Ever longing for her roots, Naima Al Majdobah, a graduate at Virginia Commonwealth University School of the Arts in Qatar (VCUarts Qatar) – a Qatar Foundation (QF) partner university – embarked on an honors thesis project that allows people to hear the art of Palestinian embroidery as we see it. She used various patterns of embroidery from different regions in Palestine, each with its own history and meaning, to create unique musical notes.
“I wanted to use my passion towards my country to create something special for my honors project. I wanted to tell the world about the beauty of Palestine, about its rich history and culture that is not emphasized enough in the media.
“When people hear Palestine, they immediately think of the Israel-Palestine conflict, and thoughts turn to news stories about war and the struggle. What is often lost in this narrative are the unique crafts, aesthetic beauty and deep traditions that create the culture of Palestine.

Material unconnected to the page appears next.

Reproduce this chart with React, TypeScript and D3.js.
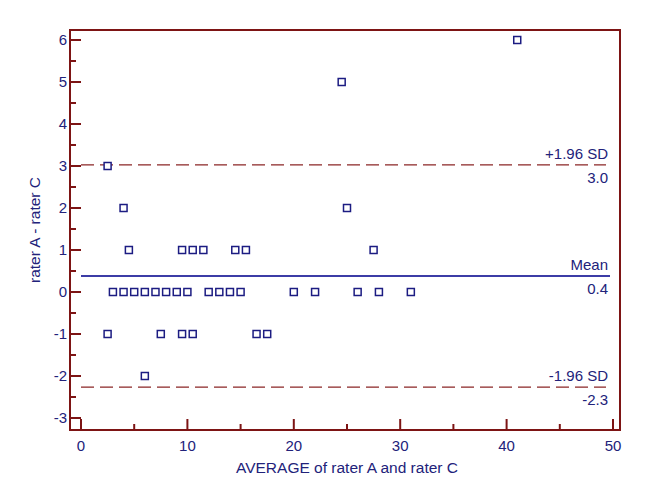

“When I joined a class called Sonic Explorations, to study sound composition and how to put it together, along with my passion for the Palestinian traditional Thobes, I decided to dive into the history of Palestinian embroidery. And my father helped me connect with many women from Palestine and Jordan, and interview them about the origins of each pattern and what it reflects culturally.
“Then I developed a library of patterns, composed by redrawing embroidery stitch by stitch into the Ableton Live application which I discovered during my class. The application transforms visual patterns into audio files played on a loop several times with slight changes to the instrument combination using automated cycles. Due to their unique shapes, each pattern was able to be distinguished from others by subtle differences, giving it its unique melody and impression,” said Al Majdobah.
Al Majdobah also wrote a book under the same name of her project titled“The Sound of Thread”, where she gathered all of the information she collected from books she read and interviews she conducted with women who are passing the craft of embroidery through generations, and she linked each pattern to its hometown in Palestine and explained their historical and cultural backgrounds.
“With everything nowadays being colonized and getting appropriated, through my project I aspire and look to preserve Palestinian culture. For example, you can find these patterns on Nike shoes, or people wear them as shirts or hang them on a frame on a wall, but no one knows these are in fact Palestinian art, except a few. And while it is okay to be used here and there, I want to emphasize their origin.
“I also want to educate our generation. This craft used to get passed down from grandmother to mother to daughter, and because of technology and social media, people are not keen on learning as before. So, I hope this project can help keep it alive”.
Al Majdobah expanded her project after her honors. She learned the craft herself and hopes she can pass it on to her children and grandchildren. She also conducted workshops about her project for her colleagues, seniors, and sophomores and juniors in the Graphic Design stream. And she is now currently translating the book which she hopes will become a reference about Palestinian embroidery.
“I wanted to create something tangible that people can keep, and be able to relate it to sound, because the patches of patterns are very nice when you look at them, but there's a sound behind them that no one knows. And I believe bringing sound and sight together creates an interesting experience that carries thousands of untold tales about the history of Palestine.